■ Supplied data

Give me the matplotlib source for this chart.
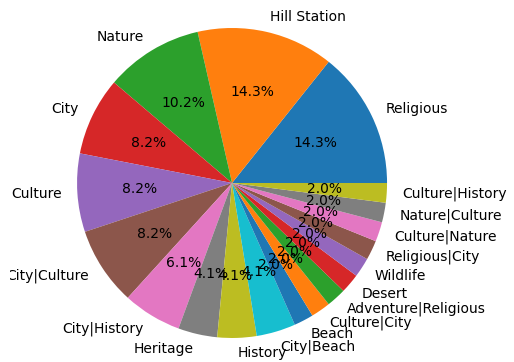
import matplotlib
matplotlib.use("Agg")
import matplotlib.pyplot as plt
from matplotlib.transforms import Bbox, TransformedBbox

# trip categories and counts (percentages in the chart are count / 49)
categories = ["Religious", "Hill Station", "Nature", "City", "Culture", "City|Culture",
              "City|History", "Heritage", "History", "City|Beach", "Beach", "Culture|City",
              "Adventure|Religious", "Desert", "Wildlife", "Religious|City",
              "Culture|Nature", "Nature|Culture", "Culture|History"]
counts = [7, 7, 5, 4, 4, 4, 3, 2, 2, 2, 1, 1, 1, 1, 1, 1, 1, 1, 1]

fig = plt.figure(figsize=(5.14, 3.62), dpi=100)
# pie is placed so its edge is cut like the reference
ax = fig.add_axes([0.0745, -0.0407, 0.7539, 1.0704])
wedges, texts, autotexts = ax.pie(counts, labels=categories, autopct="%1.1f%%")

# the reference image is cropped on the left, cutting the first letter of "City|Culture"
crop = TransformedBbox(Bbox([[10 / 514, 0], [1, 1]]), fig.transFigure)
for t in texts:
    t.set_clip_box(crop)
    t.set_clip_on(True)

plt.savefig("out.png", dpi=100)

■ Task objective
Skip every picture and transcribe the data above exactly.

■ Correct output
Give me the matplotlib source for this chart.
import matplotlib
matplotlib.use("Agg")
import matplotlib.pyplot as plt
from matplotlib.transforms import Bbox, TransformedBbox

# trip categories and counts (percentages in the chart are count / 49)
categories = ["Religious", "Hill Station", "Nature", "City", "Culture", "City|Culture",
              "City|History", "Heritage", "History", "City|Beach", "Beach", "Culture|City",
              "Adventure|Religious", "Desert", "Wildlife", "Religious|City",
              "Culture|Nature", "Nature|Culture", "Culture|History"]
counts = [7, 7, 5, 4, 4, 4, 3, 2, 2, 2, 1, 1, 1, 1, 1, 1, 1, 1, 1]

fig = plt.figure(figsize=(5.14, 3.62), dpi=100)
# pie is placed so its edge is cut like the reference
ax = fig.add_axes([0.0745, -0.0407, 0.7539, 1.0704])
wedges, texts, autotexts = ax.pie(counts, labels=categories, autopct="%1.1f%%")

# the reference image is cropped on the left, cutting the first letter of "City|Culture"
crop = TransformedBbox(Bbox([[10 / 514, 0], [1, 1]]), fig.transFigure)
for t in texts:
    t.set_clip_box(crop)
    t.set_clip_on(True)

plt.savefig("out.png", dpi=100)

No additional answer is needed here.